If you’re Filipino American, you or someone you know can probably identify with some of the following statements:

  • I make fun of Filipinos who speak English with strong accents
  • I’d like to have lighter skin
  • Filipino Americans should feel fortunate to be in the United States
  • I sometimes wish I was a member of a different cultural group
  • I’m sometimes ashamed of my ethnic/cultural background

These statements come from a study conducted by E.J.R. David and Sumie Okazaki (2006). They created a scale that measures the level of colonial mentality in a person. One of their findings was that individuals who had higher levels of colonial mentality also had lower levels of self-esteem and higher levels of depression.

Colonial mentality is an internal oppression that is installed via external oppression, a.k.a. classical colonialism. There are four phases of classical colonialism (Fanon, 1965) but the fourth and final phase is arguably the most insidious. This phase includes the “establishment of a society in which the political, social, and economic institutions are designed to maintain the superiority of the colonizer and simultaneously subjugate the colonized” (David, 2008, p.120). In other words, a colonized people begins to believe in their own inferiority and behaves accordingly. What’s worse is that these paradigms are passed down for generations through family systems which perpetuate these distorted rules of conduct.

a colonized people begins to believe in their own inferiority and behaves accordingly

It is no surprise that research has found numerous negative consequences of colonial mentality. It can account for 62% of the variance in Filipino Americans’ experience of depression (David & Okazaki, 2006), and has been linked to social anxiety, eating disorders, suicidal ideation, substance use, high-risk behaviors, low self-esteem, and depression. I myself have personally struggled, and still do, with many of the issues in that list.

In my life, the Gospel has been the only story that truly counteracted the narrative of colonial mentality. Undoing generations of internal oppression is not an overnight job, but the Gospel continuously challenges me to restructure my paradigmatic thinking. As the Gospel transforms my life, I learn to both 1) claim my inherent value as a human being created in the Imago Dei image of God, and 2) draw upon Holy power to overthrow external and internal oppression.

the Gospel has been the only story that truly counteracts the narrative of colonial mentality.

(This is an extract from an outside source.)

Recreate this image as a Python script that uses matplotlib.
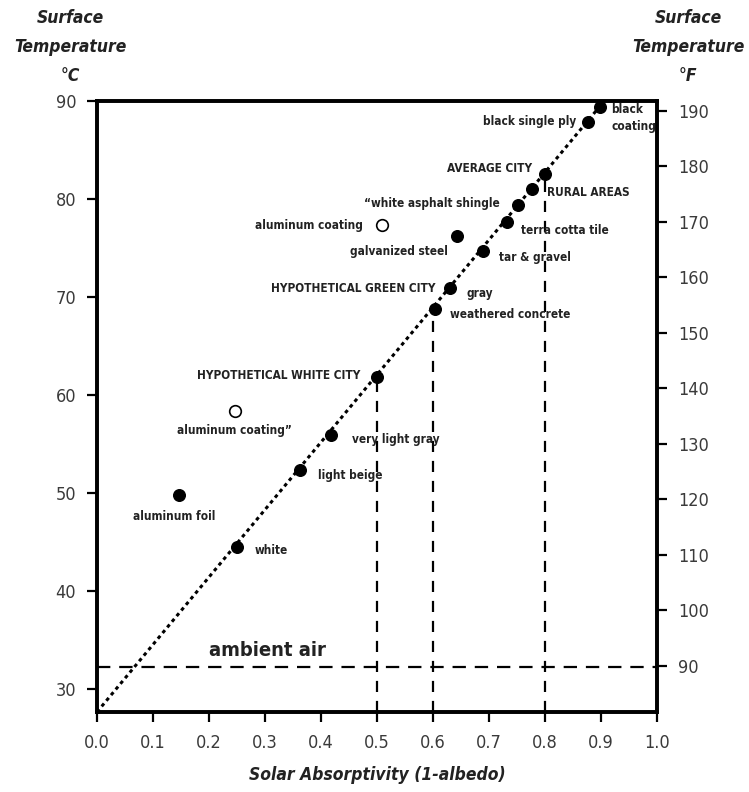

There is a lot more work that needs to be done to undo the chains of internal oppression. Some days, I feel so helpless and angry that it becomes impossible to hold onto hope for healing. On those days, I try to find rest in the God that promises to restore that which is broken. In closing, I leave you with some practices that I do in tandem with prayer and therapy to help dismantle the colonial paradigms that I still find in my life:

  • Connect with other Christian Filipinos: Aside from being a lot of fun, it is helpful to talk to other people with whom you share similar life experiences.
  • Connect with your (Filipino) anger: I grew up learning that it was not good for me to be angry. On various levels (i.e. being a woman, being a minority, etc.), I was conditioned to be amenable and adaptable. These aren’t “bad” characteristics in and of themselves, but they almost always functioned as suppressants to healthy anger which needed to be expressed. One creative way that I have begun getting back in touch with my anger is by listening to Filipino artists who have the courage to publicly channel their anger. There is a whole underground scene of Fil-Am hip-hop artists like Ruby Ibarra and Bambu de Pistola who have created music which points at and loudly rejects the systemic oppression of Filipinos.
  • Connect with your pre-colonial regionality: There are a gazillion islands in the Philippine archipelago and therefore at least a gazillion Filipino subcultures. I come from the Visayas, where the indigenous healers of my region were counselors. Their philosophy of health was that individuals must be in harmony with God, themselves, others, and their environment, similar to what I do as a clinical psychologist in training.
    These indigenous healers were called babaylans… which sounds a lot like my last name. Was there a babaylan in my ancestral heritage? Have I been drawn to a career in therapy under the influence of a pre-colonial ancestor? Does the babaylan spirit remain in me, unscathed by colonialism?
    When I get in touch with my pre-colonial regional history, I am filled with reverence, appreciation, and awe. It helps me see that many good, beautiful, and even Christlike aspects of myself come from my Filipino roots and not the false salvation of a “Christian” colonizer.


Eleanor Baylon is a doctoral student in clinical psychology at Fuller Seminary. A proud San Bernardino native, her research interests include exploring the negative psychological effects of colonialism, especially in Filipino-Americans.